There are no divides over which candidates the Democrats are backing. But the party does still have some internal conflicts and the candidates are also facing pressure from outside groups. Capital Tonight's Nick Reisman explains.
As Governor Andrew Cuomo is poised to once again be nominated by the state Democratic Party for another term, he's facing skepticism from the liberal wing of the party, especially on the issue of public financing. Assembly Speaker Sheldon Silver is urging patience.
"He has tried. Believe me, I have been at meetings constantly where he has tried to get public financing done," said Assembly Speaker Sheldon Silver, a Democrat.
A Quinnipiac poll on Wednesday found Cuomo would handily defeated his GOP opponent, Rob Astorino. But the inclusion of a liberal candidate running on the labor-backed Working Families Party line would reduce the governor's margin of victory. Democrats like consultant Hank Sheinkopf insist the party is united.
"This is really a united party. The governor has taken on issues that matter to all segments of it and there will be no problems whatsoever," said Democratic consultant Hank Sheinkopf.
Public financing advocates remain upset over an agreement in the state budget that only creates a system for the comptroller's race. Incumbent Democrat Tom DiNapoli isn't participating in the program, and he's critical of the system that was set up.
"They did not take the proposal that we've had for a number of years. There's not an independent campaign finance system that's going to oversee the system. They changed the rules on me and this race three and a half years into a four year election cycle," said NYS Comptroller Tom DiNapoli.
In the Senate, things are more complicated. Independent Democratic Conference Leader Jeff Klein also faces pressure for a broader agreement.
"I think it is an important first step, but we need to do more. We need to others included. The governor, the Legislature, the attorney general," said Klein.

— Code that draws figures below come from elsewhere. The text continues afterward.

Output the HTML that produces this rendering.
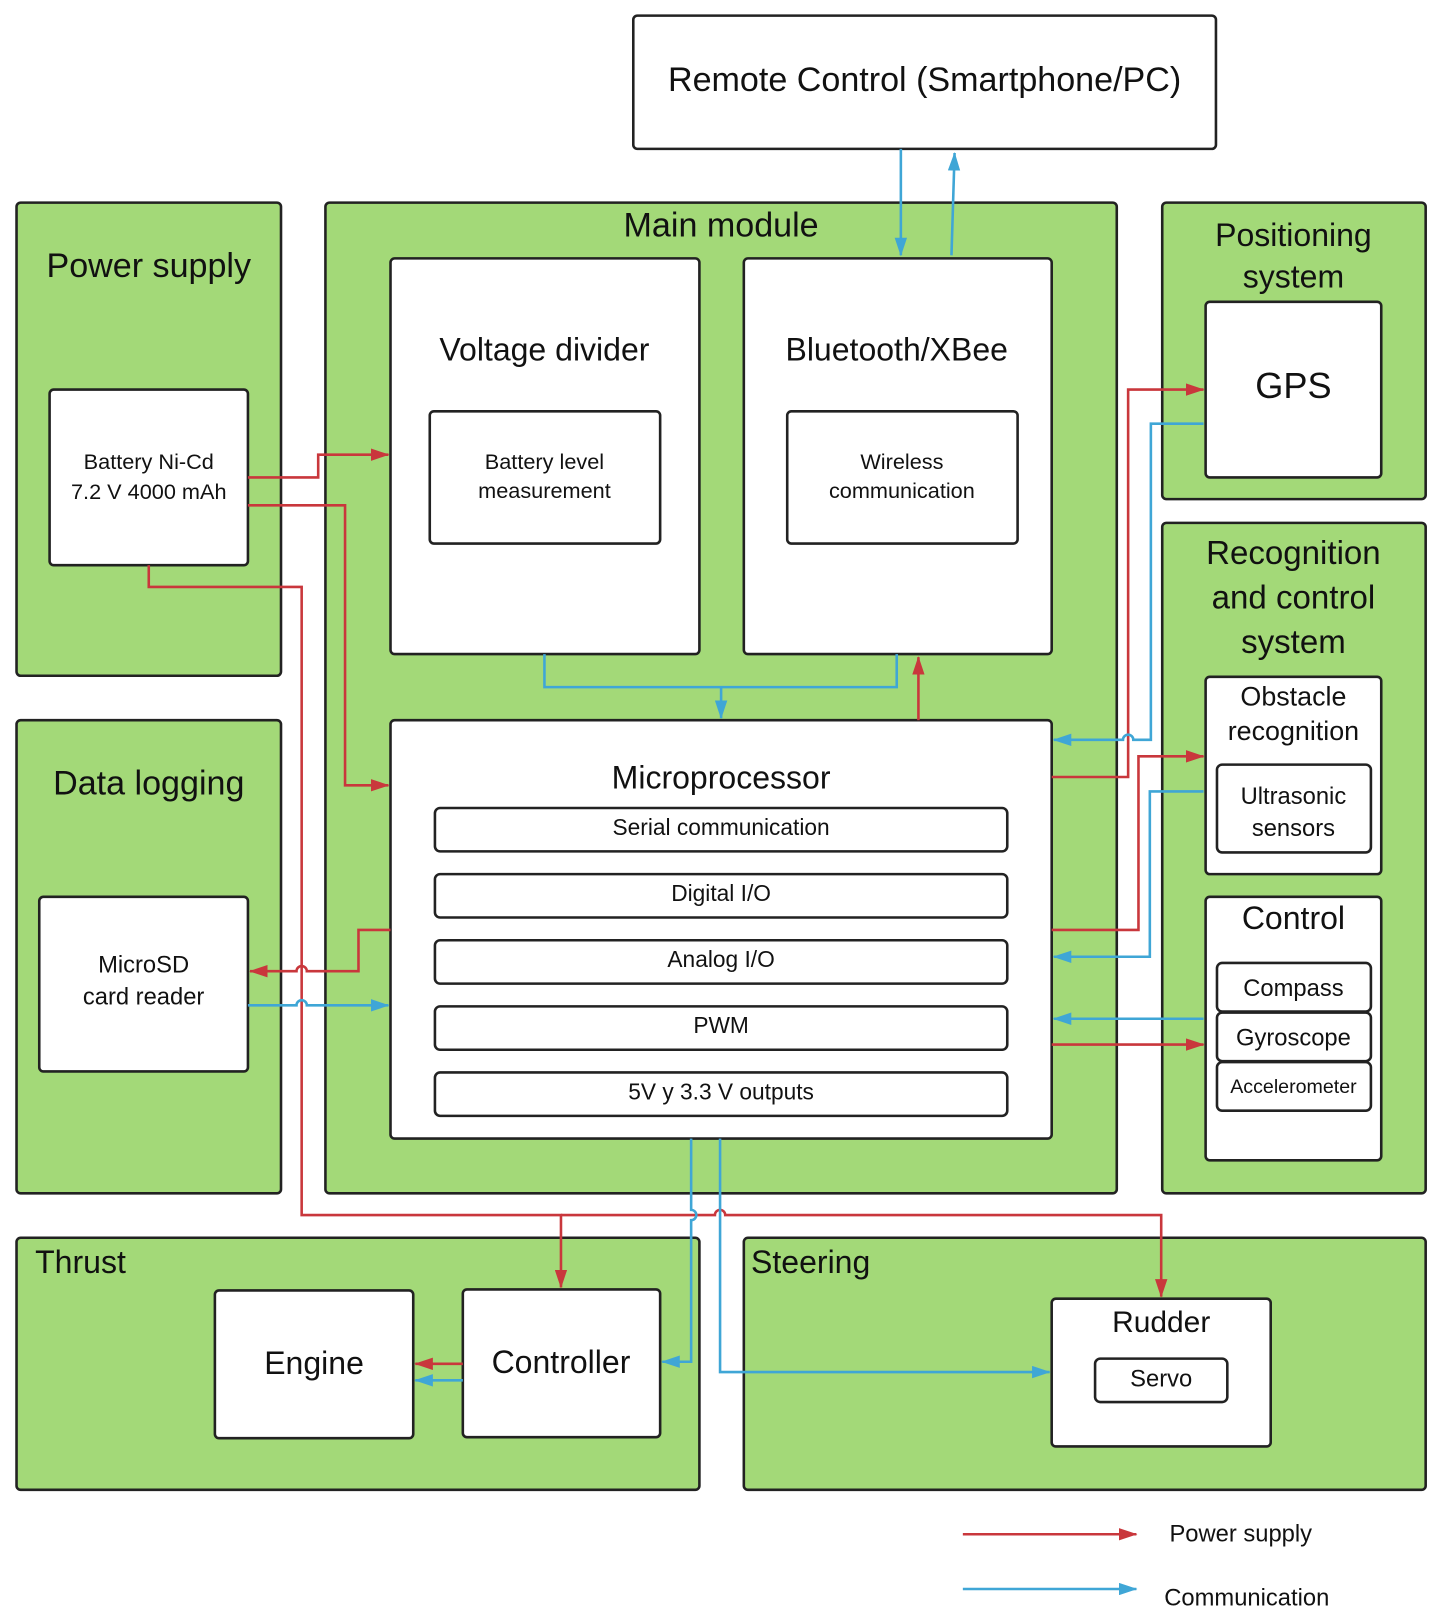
<!DOCTYPE html>
<html><head><meta charset="utf-8"><style>
html,body{margin:0;padding:0;background:#fff}
svg{display:block}
text{font-family:"Liberation Sans",sans-serif;fill:#111;text-anchor:middle}
.g{fill:#a3d978;stroke:#222;stroke-width:2.5}
.w{fill:#fff;stroke:#222;stroke-width:2.5}
.r{fill:none;stroke:#c9373c;stroke-width:2.5}
.b{fill:none;stroke:#3fa6d6;stroke-width:2.5}
</style></head><body>
<svg width="1436" height="1616" viewBox="0 0 1390 1564" xmlns="http://www.w3.org/2000/svg">
<defs>
<marker id="ar" viewBox="0 0 18 12" refX="17" refY="6" markerWidth="18" markerHeight="12" orient="auto" markerUnits="userSpaceOnUse"><path d="M0,0 L18,6 L0,12z" fill="#c9373c"/></marker>
<marker id="ab" viewBox="0 0 18 12" refX="17" refY="6" markerWidth="18" markerHeight="12" orient="auto" markerUnits="userSpaceOnUse"><path d="M0,0 L18,6 L0,12z" fill="#3fa6d6"/></marker>
</defs>
<rect class="w" x="613" y="15" width="564" height="129" rx="4"/>
<text x="895" y="88" font-size="33">Remote Control (Smartphone/PC)</text>

<rect class="g" x="16" y="196" width="256" height="458" rx="4"/>
<text x="144" y="268" font-size="33">Power supply</text>
<rect class="w" x="48" y="377" width="192" height="170" rx="4"/>
<text x="144" y="454" font-size="21">Battery Ni-Cd</text>
<text x="144" y="483" font-size="21">7.2 V 4000 mAh</text>

<rect class="g" x="315" y="196" width="766" height="959" rx="4"/>
<text x="698" y="229" font-size="33">Main module</text>
<rect class="w" x="378" y="250" width="299" height="383" rx="4"/>
<text x="527" y="349" font-size="31">Voltage divider</text>
<rect class="w" x="416" y="398" width="223" height="128" rx="4"/>
<text x="527" y="454" font-size="21">Battery level</text>
<text x="527" y="482" font-size="21">measurement</text>
<rect class="w" x="720" y="250" width="298" height="383" rx="4"/>
<text x="868" y="349" font-size="31">Bluetooth/XBee</text>
<rect class="w" x="762" y="398" width="223" height="128" rx="4"/>
<text x="873" y="454" font-size="21">Wireless</text>
<text x="873" y="482" font-size="21">communication</text>

<rect class="w" x="378" y="697" width="640" height="405" rx="4"/>
<text x="698" y="763" font-size="31">Microprocessor</text>
<rect class="w" x="421" y="782" width="554" height="42" rx="5"/><text x="698" y="808" font-size="22">Serial communication</text>
<rect class="w" x="421" y="846" width="554" height="42" rx="5"/><text x="698" y="872" font-size="22">Digital I/O</text>
<rect class="w" x="421" y="910" width="554" height="42" rx="5"/><text x="698" y="936" font-size="22">Analog I/O</text>
<rect class="w" x="421" y="974" width="554" height="42" rx="5"/><text x="698" y="1000" font-size="22">PWM</text>
<rect class="w" x="421" y="1038" width="554" height="42" rx="5"/><text x="698" y="1064" font-size="22">5V y 3.3 V outputs</text>

<rect class="g" x="1125" y="196" width="255" height="287" rx="4"/>
<text x="1252" y="238" font-size="31">Positioning</text>
<text x="1252" y="278" font-size="31">system</text>
<rect class="w" x="1167" y="292" width="170" height="170" rx="4"/>
<text x="1252" y="385" font-size="35">GPS</text>

<rect class="g" x="1125" y="506" width="255" height="649" rx="4"/>
<text x="1252" y="546" font-size="32">Recognition</text>
<text x="1252" y="589" font-size="32">and control</text>
<text x="1252" y="632" font-size="32">system</text>
<rect class="w" x="1167" y="655" width="170" height="191" rx="4"/>
<text x="1252" y="683" font-size="26">Obstacle</text>
<text x="1252" y="716" font-size="26">recognition</text>
<rect class="w" x="1178" y="740" width="149" height="85" rx="5"/>
<text x="1252" y="778" font-size="23">Ultrasonic</text>
<text x="1252" y="809" font-size="23">sensors</text>
<rect class="w" x="1167" y="868" width="170" height="255" rx="4"/>
<text x="1252" y="899" font-size="31">Control</text>
<rect class="w" x="1178" y="932" width="149" height="47" rx="5"/><text x="1252" y="964" font-size="23">Compass</text>
<rect class="w" x="1178" y="980" width="149" height="47" rx="5"/><text x="1252" y="1012" font-size="23">Gyroscope</text>
<rect class="w" x="1178" y="1028" width="149" height="47" rx="5"/><text x="1252" y="1058" font-size="19">Accelerometer</text>

<rect class="g" x="16" y="697" width="256" height="458" rx="4"/>
<text x="144" y="769" font-size="33">Data logging</text>
<rect class="w" x="38" y="868" width="202" height="169" rx="4"/>
<text x="139" y="941" font-size="23">MicroSD</text>
<text x="139" y="972" font-size="23">card reader</text>

<rect class="g" x="16" y="1198" width="661" height="244" rx="4"/>
<text x="34" y="1232" font-size="31" style="text-anchor:start">Thrust</text>
<rect class="w" x="208" y="1249" width="192" height="143" rx="4"/>
<text x="304" y="1330" font-size="31">Engine</text>
<rect class="w" x="448" y="1248" width="191" height="143" rx="4"/>
<text x="543" y="1329" font-size="31">Controller</text>

<rect class="g" x="720" y="1198" width="660" height="244" rx="4"/>
<text x="727" y="1232" font-size="31" style="text-anchor:start">Steering</text>
<rect class="w" x="1018" y="1257" width="212" height="143" rx="4"/>
<text x="1124" y="1289" font-size="29">Rudder</text>
<rect class="w" x="1060" y="1315" width="128" height="42" rx="5"/>
<text x="1124" y="1342" font-size="23">Servo</text>

<path class="b" d="M872,144 V247" marker-end="url(#ab)"/>
<path class="b" d="M921,247 L924,148" marker-end="url(#ab)"/>
<path class="r" d="M240,462 H308 V440 H376" marker-end="url(#ar)"/>
<path class="r" d="M240,489 H334 V760 H376" marker-end="url(#ar)"/>
<path class="r" d="M144,547 V568 H292 V1176 H543 V1246" marker-end="url(#ar)"/>
<path class="r" d="M543,1176 H692 a5,5 0 0 1 10,0 H1124 V1255" marker-end="url(#ar)"/>
<path class="b" d="M527,633 V665 H868 V633"/>
<path class="b" d="M698,665 V695" marker-end="url(#ab)"/>
<path class="r" d="M889,697 V636" marker-end="url(#ar)"/>
<path class="r" d="M378,900 H347 V940 H297 a5,5 0 0 0 -10,0 H242" marker-end="url(#ar)"/>
<path class="b" d="M240,973 H287 a5,5 0 0 1 10,0 H376" marker-end="url(#ab)"/>
<path class="r" d="M1018,752 H1092 V377 H1165" marker-end="url(#ar)"/>
<path class="b" d="M1165,410 H1114 V716 H1097 a5,5 0 0 0 -10,0 H1020" marker-end="url(#ab)"/>
<path class="r" d="M1018,900 H1102 V732 H1165" marker-end="url(#ar)"/>
<path class="b" d="M1165,766 H1113 V926 H1020" marker-end="url(#ab)"/>
<path class="b" d="M1165,986 H1020" marker-end="url(#ab)"/>
<path class="r" d="M1018,1011 H1165" marker-end="url(#ar)"/>
<path class="b" d="M669,1102 V1171 a5,5 0 0 1 0,10 V1318 H641" marker-end="url(#ab)"/>
<path class="b" d="M697,1102 V1328 H1016" marker-end="url(#ab)"/>
<path class="r" d="M448,1320 H402" marker-end="url(#ar)"/>
<path class="b" d="M448,1336 H402" marker-end="url(#ab)"/>

<path class="r" d="M932,1485 H1100" marker-end="url(#ar)"/>
<text x="1132" y="1492" font-size="23" style="text-anchor:start">Power supply</text>
<path class="b" d="M932,1538 H1100" marker-end="url(#ab)"/>
<text x="1127" y="1554" font-size="23" style="text-anchor:start">Communication</text>
</svg>
</body></html>
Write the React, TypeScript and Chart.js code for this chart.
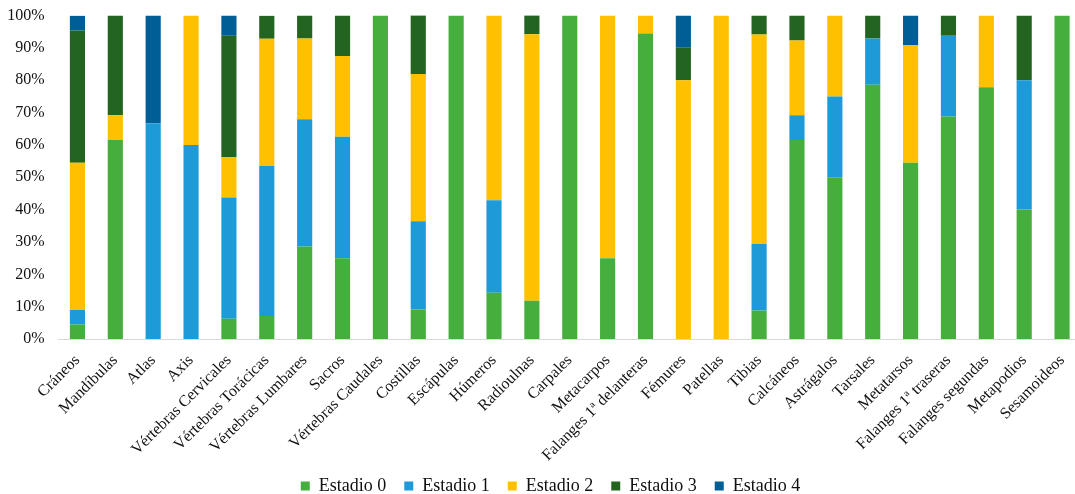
import React, { useEffect, useRef } from "react";
import { Chart, registerables } from "chart.js";

Chart.register(...registerables);

const categories = [
  "Cráneos",
  "Mandíbulas",
  "Atlas",
  "Axis",
  "Vértebras Cervicales",
  "Vértebras Torácicas",
  "Vértebras Lumbares",
  "Sacros",
  "Vértebras Caudales",
  "Costillas",
  "Escápulas",
  "Húmeros",
  "Radioulnas",
  "Carpales",
  "Metacarpos",
  "Falanges 1ª delanteras",
  "Fémures",
  "Patellas",
  "Tibias",
  "Calcáneos",
  "Astrágalos",
  "Tarsales",
  "Metatarsos",
  "Falanges 1ª traseras",
  "Falanges segundas",
  "Metapodios",
  "Sesamoideos",
];

const seriesNames = ["Estadio 0", "Estadio 1", "Estadio 2", "Estadio 3", "Estadio 4"];
const seriesColors = ["#46AE3C", "#1D9BD8", "#FFC000", "#236420", "#005E96"];

const estadio0 = [4.5, 61.5, 0, 0, 6.25, 7.1, 28.6, 25, 100, 9.1, 100, 14.3, 11.8, 100, 25, 94.4, 0, 0, 8.8, 61.5, 50, 78.6, 54.5, 68.75, 77.8, 40, 100];
const estadio1 = [4.5, 0, 66.7, 60, 37.5, 46.4, 39.3, 37.5, 0, 27.3, 0, 28.6, 0, 0, 0, 0, 0, 0, 20.6, 7.7, 25, 14.3, 0, 25, 0, 40, 0];
const estadio2 = [45.5, 7.7, 0, 40, 12.5, 39.3, 25, 25, 0, 45.5, 0, 57.1, 82.4, 0, 75, 5.6, 80, 100, 64.7, 23.1, 25, 0, 36.4, 0, 22.2, 0, 0];
const estadio3 = [40.9, 30.8, 0, 0, 37.5, 7.1, 7.1, 12.5, 0, 18.2, 0, 0, 5.9, 0, 0, 0, 10, 0, 5.9, 7.7, 0, 7.1, 0, 6.25, 0, 20, 0];
const estadio4 = [4.5, 0, 33.3, 0, 6.25, 0, 0, 0, 0, 0, 0, 0, 0, 0, 0, 0, 10, 0, 0, 0, 0, 0, 9.1, 0, 0, 0, 0];

const yTicks = [0, 10, 20, 30, 40, 50, 60, 70, 80, 90, 100];

const FONT = '"Liberation Serif", "Times New Roman", serif';

const layoutTweak = {
  id: "layoutTweak",
  afterLayout(chart: any) {
    if (chart.legend) {
      chart.legend.left += 10;
      chart.legend.right += 10;
    }
    if (chart.scales && chart.scales.x) {
      chart.scales.x.bottom += 14;
    }
  },
};

export default function App() {
  const ref = useRef<HTMLCanvasElement>(null);

  useEffect(() => {
    if (!ref.current) return;
    const seriesData = [estadio0, estadio1, estadio2, estadio3, estadio4];
    const chart = new Chart(ref.current, {
      type: "bar",
      data: {
        labels: categories,
        datasets: seriesNames.map((name, i) => ({
          label: name,
          data: seriesData[i],
          backgroundColor: seriesColors[i],
          borderWidth: 0,
          barPercentage: 0.4,
          categoryPercentage: 1,
        })),
      },
      plugins: [layoutTweak],
      options: {
        animation: false,
        responsive: true,
        maintainAspectRatio: false,
        devicePixelRatio: 1,
        layout: { padding: { left: 0, top: 15.5, right: 0, bottom: 0 } },
        plugins: {
          legend: {
            position: "bottom",
            labels: {
              boxWidth: 9,
              boxHeight: 9,
              padding: 18,
              color: "#111",
              font: { family: FONT, size: 18 },
            },
          },
          tooltip: { enabled: false },
        },
        scales: {
          x: {
            stacked: true,
            grid: { display: false, drawTicks: false },
            border: { display: true, color: "#D9D9D9", width: 1 },
            ticks: {
              autoSkip: false,
              maxRotation: 45,
              minRotation: 45,
              padding: 12,
              color: "#111",
              font: { family: FONT, size: 16 },
            },
            afterFit: (s: any) => {
              s.height = 120;
              s.paddingLeft = 0;
              s.paddingRight = 0;
            },
          },
          y: {
            stacked: true,
            min: 0,
            max: 100,
            grid: { display: false, drawTicks: false },
            border: { display: false },
            afterBuildTicks: (s: any) => {
              s.ticks = yTicks.map((v) => ({ value: v }));
            },
            ticks: {
              padding: 14,
              color: "#111",
              font: { family: FONT, size: 16 },
              callback: (v: any) => v + "%",
            },
            afterFit: (s: any) => {
              s.width = 58.5;
              s.paddingTop = 0;
              s.paddingBottom = 0;
            },
          },
        },
      },
    });
    return () => chart.destroy();
  }, []);

  return (
    <div
      style={{
        position: "fixed",
        left: 0,
        top: 0,
        width: 1075,
        height: 494,
        overflow: "hidden",
        background: "#fff",
      }}
    >
      <div style={{ position: "relative", width: 1081, height: 505 }}>
        <canvas ref={ref} />
      </div>
    </div>
  );
}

Speaker Silver says Cuomo's early successes have raised expectations for those on the left.
"You know, he can't succeed at everything. For them, he's a victim of his success. He got marriage equality passed, therefore they think he can do anything," said Silver.
Senate Republicans have indicated they're open to a deal on public financing, but Silver in an interview says he's skeptical that will happen this year.